PROBLEM DESCRIPTION:
Write out the data below exactly as given, without any of its pictures.

COLLECTED MATERIAL:
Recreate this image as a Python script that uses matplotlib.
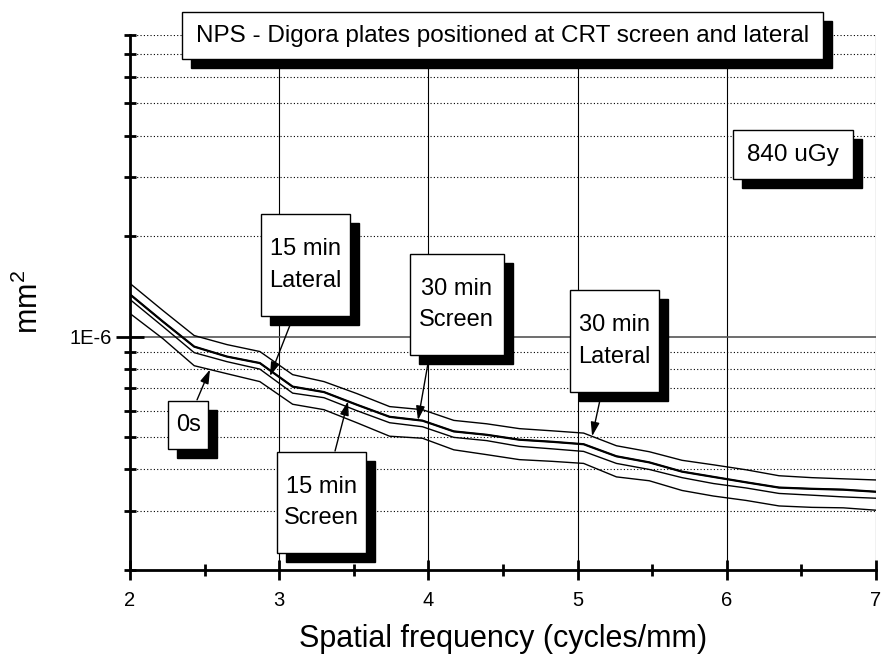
import numpy as np
import matplotlib.pyplot as plt
from matplotlib import ticker, transforms
from matplotlib.patches import Rectangle

plt.rcParams['font.family'] = ['Liberation Sans', 'DejaVu Sans']
plt.rcParams['mathtext.default'] = 'regular'

# spatial frequency (cycles/mm)
freq = [2.00, 2.22, 2.43, 2.65, 2.87, 3.09, 3.30, 3.52, 3.74, 3.96, 4.17, 4.39,
        4.61, 4.83, 5.04, 5.26, 5.48, 5.70, 5.91, 6.13, 6.35, 6.57, 6.78, 7.00]

# NPS in units of 1e-6 mm^2
nps_0s = [1.172, 0.986, 0.818, 0.774, 0.733, 0.627, 0.604, 0.552, 0.503, 0.496, 0.458, 0.443,
          0.428, 0.423, 0.417, 0.380, 0.370, 0.346, 0.333, 0.323, 0.311, 0.308, 0.307, 0.302]
nps_15_lateral = [1.291, 1.072, 0.895, 0.841, 0.799, 0.677, 0.656, 0.600, 0.552, 0.537, 0.499, 0.488,
                  0.469, 0.461, 0.453, 0.417, 0.400, 0.378, 0.363, 0.352, 0.339, 0.335, 0.331, 0.328]
nps_15_screen = [1.337, 1.109, 0.933, 0.871, 0.833, 0.708, 0.682, 0.625, 0.575, 0.560, 0.520, 0.508,
                 0.491, 0.484, 0.476, 0.438, 0.420, 0.394, 0.380, 0.366, 0.353, 0.350, 0.348, 0.343]
nps_30_screen = [1.337, 1.109, 0.933, 0.871, 0.833, 0.708, 0.682, 0.625, 0.575, 0.560, 0.520, 0.508,
                 0.491, 0.484, 0.476, 0.438, 0.420, 0.394, 0.380, 0.366, 0.353, 0.350, 0.348, 0.343]
nps_30_lateral = [1.442, 1.197, 1.007, 0.946, 0.902, 0.769, 0.733, 0.675, 0.617, 0.604, 0.561, 0.548,
                  0.530, 0.522, 0.514, 0.471, 0.452, 0.426, 0.413, 0.399, 0.383, 0.378, 0.375, 0.372]

fig = plt.figure(figsize=(8.84, 6.6), dpi=100)
ax = fig.add_axes([0.1471, 0.1364, 0.8439, 0.8106])

series = {
    '0s': np.array(nps_0s) * 1e-6,
    '15 min\nLateral': np.array(nps_15_lateral) * 1e-6,
    '15 min\nScreen': np.array(nps_15_screen) * 1e-6,
    '30 min\nScreen': np.array(nps_30_screen) * 1e-6,
    '30 min\nLateral': np.array(nps_30_lateral) * 1e-6,
}
for name, vals in series.items():
    lw = 1.6 if name == '30 min\nScreen' else 1.0
    ax.plot(freq, vals, color='black', lw=lw, zorder=3)

ax.set_yscale('log')
ax.set_xlim(2, 7)
ax.set_ylim(2e-7, 8e-6)

ax.spines['top'].set_visible(False)
ax.spines['right'].set_visible(False)
ax.spines['left'].set_linewidth(2)
ax.spines['bottom'].set_linewidth(2)

ax.xaxis.set_major_locator(ticker.MultipleLocator(1))
ax.xaxis.set_minor_locator(ticker.MultipleLocator(0.5))
ax.yaxis.set_major_locator(ticker.LogLocator(base=10))
ax.yaxis.set_minor_locator(ticker.LogLocator(base=10, subs=range(2, 10)))
ax.yaxis.set_major_formatter(ticker.FuncFormatter(lambda v, p: '1E%d' % round(np.log10(v))))
ax.yaxis.set_minor_formatter(ticker.NullFormatter())
ax.tick_params(which='major', direction='inout', length=14, width=2, labelsize=14.5)
ax.tick_params(axis='x', which='major', pad=8)
ax.tick_params(axis='y', which='major', length=20, pad=3)
ax.tick_params(which='minor', direction='inout', length=9, width=2)

ax.grid(axis='x', which='major', color='black', lw=0.8)
ax.grid(axis='y', which='major', color='#555555', lw=1.2)
ax.grid(axis='y', which='minor', color='black', lw=0.8, ls=(0, (1, 2)))
ax.set_axisbelow(True)

ax.set_xlabel('Spatial frequency (cycles/mm)', fontsize=22, labelpad=10)
ax.set_ylabel('mm$^2$', fontsize=22, labelpad=18)

shadow = transforms.offset_copy(ax.transAxes, fig=fig, x=9, y=-9, units='dots')


def note_box(x0, y0, x1, y1, text, size=17):
    ax.add_patch(Rectangle((x0, y0), x1 - x0, y1 - y0, transform=shadow,
                           fc='black', ec='black', clip_on=False, zorder=5))
    ax.add_patch(Rectangle((x0, y0), x1 - x0, y1 - y0, transform=ax.transAxes,
                           fc='white', ec='black', lw=1, clip_on=False, zorder=6))
    ax.text((x0 + x1) / 2, (y0 + y1) / 2, text, transform=ax.transAxes,
            ha='center', va='center', fontsize=size, linespacing=1.55, zorder=7)


def arrow(name, x, start):
    y = np.interp(x, freq, series[name])
    ax.annotate('', xy=(x, y), xytext=start, textcoords='axes fraction',
                arrowprops=dict(arrowstyle='-|>,head_length=0.7,head_width=0.22',
                                mutation_scale=12, color='black', lw=1,
                                shrinkA=0, shrinkB=0), zorder=4)


note_box(0.0697, 0.955, 0.929, 1.043,
         'NPS - Digora plates positioned at CRT screen and lateral', size=17.5)
note_box(0.808, 0.731, 0.969, 0.822, '840 uGy', size=17.5)
note_box(0.176, 0.475, 0.295, 0.665, '15 min\nLateral')
note_box(0.051, 0.226, 0.1046, 0.316, '0s')
note_box(0.197, 0.0318, 0.316, 0.2206, '15 min\nScreen')
note_box(0.375, 0.402, 0.501, 0.591, '30 min\nScreen')
note_box(0.590, 0.333, 0.709, 0.523, '30 min\nLateral')

arrow('0s', 2.536, (0.0898, 0.318))
arrow('15 min\nLateral', 2.938, (0.2145, 0.458))
arrow('15 min\nScreen', 3.461, (0.2748, 0.2224))
arrow('30 min\nScreen', 3.930, (0.3995, 0.387))
arrow('30 min\nLateral', 5.097, (0.630, 0.318))

fig.savefig('out.png', dpi=100)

WRITTEN ANSWER:
Recreate this image as a Python script that uses matplotlib.
import numpy as np
import matplotlib.pyplot as plt
from matplotlib import ticker, transforms
from matplotlib.patches import Rectangle

plt.rcParams['font.family'] = ['Liberation Sans', 'DejaVu Sans']
plt.rcParams['mathtext.default'] = 'regular'

# spatial frequency (cycles/mm)
freq = [2.00, 2.22, 2.43, 2.65, 2.87, 3.09, 3.30, 3.52, 3.74, 3.96, 4.17, 4.39,
        4.61, 4.83, 5.04, 5.26, 5.48, 5.70, 5.91, 6.13, 6.35, 6.57, 6.78, 7.00]

# NPS in units of 1e-6 mm^2
nps_0s = [1.172, 0.986, 0.818, 0.774, 0.733, 0.627, 0.604, 0.552, 0.503, 0.496, 0.458, 0.443,
          0.428, 0.423, 0.417, 0.380, 0.370, 0.346, 0.333, 0.323, 0.311, 0.308, 0.307, 0.302]
nps_15_lateral = [1.291, 1.072, 0.895, 0.841, 0.799, 0.677, 0.656, 0.600, 0.552, 0.537, 0.499, 0.488,
                  0.469, 0.461, 0.453, 0.417, 0.400, 0.378, 0.363, 0.352, 0.339, 0.335, 0.331, 0.328]
nps_15_screen = [1.337, 1.109, 0.933, 0.871, 0.833, 0.708, 0.682, 0.625, 0.575, 0.560, 0.520, 0.508,
                 0.491, 0.484, 0.476, 0.438, 0.420, 0.394, 0.380, 0.366, 0.353, 0.350, 0.348, 0.343]
nps_30_screen = [1.337, 1.109, 0.933, 0.871, 0.833, 0.708, 0.682, 0.625, 0.575, 0.560, 0.520, 0.508,
                 0.491, 0.484, 0.476, 0.438, 0.420, 0.394, 0.380, 0.366, 0.353, 0.350, 0.348, 0.343]
nps_30_lateral = [1.442, 1.197, 1.007, 0.946, 0.902, 0.769, 0.733, 0.675, 0.617, 0.604, 0.561, 0.548,
                  0.530, 0.522, 0.514, 0.471, 0.452, 0.426, 0.413, 0.399, 0.383, 0.378, 0.375, 0.372]

fig = plt.figure(figsize=(8.84, 6.6), dpi=100)
ax = fig.add_axes([0.1471, 0.1364, 0.8439, 0.8106])

series = {
    '0s': np.array(nps_0s) * 1e-6,
    '15 min\nLateral': np.array(nps_15_lateral) * 1e-6,
    '15 min\nScreen': np.array(nps_15_screen) * 1e-6,
    '30 min\nScreen': np.array(nps_30_screen) * 1e-6,
    '30 min\nLateral': np.array(nps_30_lateral) * 1e-6,
}
for name, vals in series.items():
    lw = 1.6 if name == '30 min\nScreen' else 1.0
    ax.plot(freq, vals, color='black', lw=lw, zorder=3)

ax.set_yscale('log')
ax.set_xlim(2, 7)
ax.set_ylim(2e-7, 8e-6)

ax.spines['top'].set_visible(False)
ax.spines['right'].set_visible(False)
ax.spines['left'].set_linewidth(2)
ax.spines['bottom'].set_linewidth(2)

ax.xaxis.set_major_locator(ticker.MultipleLocator(1))
ax.xaxis.set_minor_locator(ticker.MultipleLocator(0.5))
ax.yaxis.set_major_locator(ticker.LogLocator(base=10))
ax.yaxis.set_minor_locator(ticker.LogLocator(base=10, subs=range(2, 10)))
ax.yaxis.set_major_formatter(ticker.FuncFormatter(lambda v, p: '1E%d' % round(np.log10(v))))
ax.yaxis.set_minor_formatter(ticker.NullFormatter())
ax.tick_params(which='major', direction='inout', length=14, width=2, labelsize=14.5)
ax.tick_params(axis='x', which='major', pad=8)
ax.tick_params(axis='y', which='major', length=20, pad=3)
ax.tick_params(which='minor', direction='inout', length=9, width=2)

ax.grid(axis='x', which='major', color='black', lw=0.8)
ax.grid(axis='y', which='major', color='#555555', lw=1.2)
ax.grid(axis='y', which='minor', color='black', lw=0.8, ls=(0, (1, 2)))
ax.set_axisbelow(True)

ax.set_xlabel('Spatial frequency (cycles/mm)', fontsize=22, labelpad=10)
ax.set_ylabel('mm$^2$', fontsize=22, labelpad=18)

shadow = transforms.offset_copy(ax.transAxes, fig=fig, x=9, y=-9, units='dots')


def note_box(x0, y0, x1, y1, text, size=17):
    ax.add_patch(Rectangle((x0, y0), x1 - x0, y1 - y0, transform=shadow,
                           fc='black', ec='black', clip_on=False, zorder=5))
    ax.add_patch(Rectangle((x0, y0), x1 - x0, y1 - y0, transform=ax.transAxes,
                           fc='white', ec='black', lw=1, clip_on=False, zorder=6))
    ax.text((x0 + x1) / 2, (y0 + y1) / 2, text, transform=ax.transAxes,
            ha='center', va='center', fontsize=size, linespacing=1.55, zorder=7)


def arrow(name, x, start):
    y = np.interp(x, freq, series[name])
    ax.annotate('', xy=(x, y), xytext=start, textcoords='axes fraction',
                arrowprops=dict(arrowstyle='-|>,head_length=0.7,head_width=0.22',
                                mutation_scale=12, color='black', lw=1,
                                shrinkA=0, shrinkB=0), zorder=4)


note_box(0.0697, 0.955, 0.929, 1.043,
         'NPS - Digora plates positioned at CRT screen and lateral', size=17.5)
note_box(0.808, 0.731, 0.969, 0.822, '840 uGy', size=17.5)
note_box(0.176, 0.475, 0.295, 0.665, '15 min\nLateral')
note_box(0.051, 0.226, 0.1046, 0.316, '0s')
note_box(0.197, 0.0318, 0.316, 0.2206, '15 min\nScreen')
note_box(0.375, 0.402, 0.501, 0.591, '30 min\nScreen')
note_box(0.590, 0.333, 0.709, 0.523, '30 min\nLateral')

arrow('0s', 2.536, (0.0898, 0.318))
arrow('15 min\nLateral', 2.938, (0.2145, 0.458))
arrow('15 min\nScreen', 3.461, (0.2748, 0.2224))
arrow('30 min\nScreen', 3.930, (0.3995, 0.387))
arrow('30 min\nLateral', 5.097, (0.630, 0.318))

fig.savefig('out.png', dpi=100)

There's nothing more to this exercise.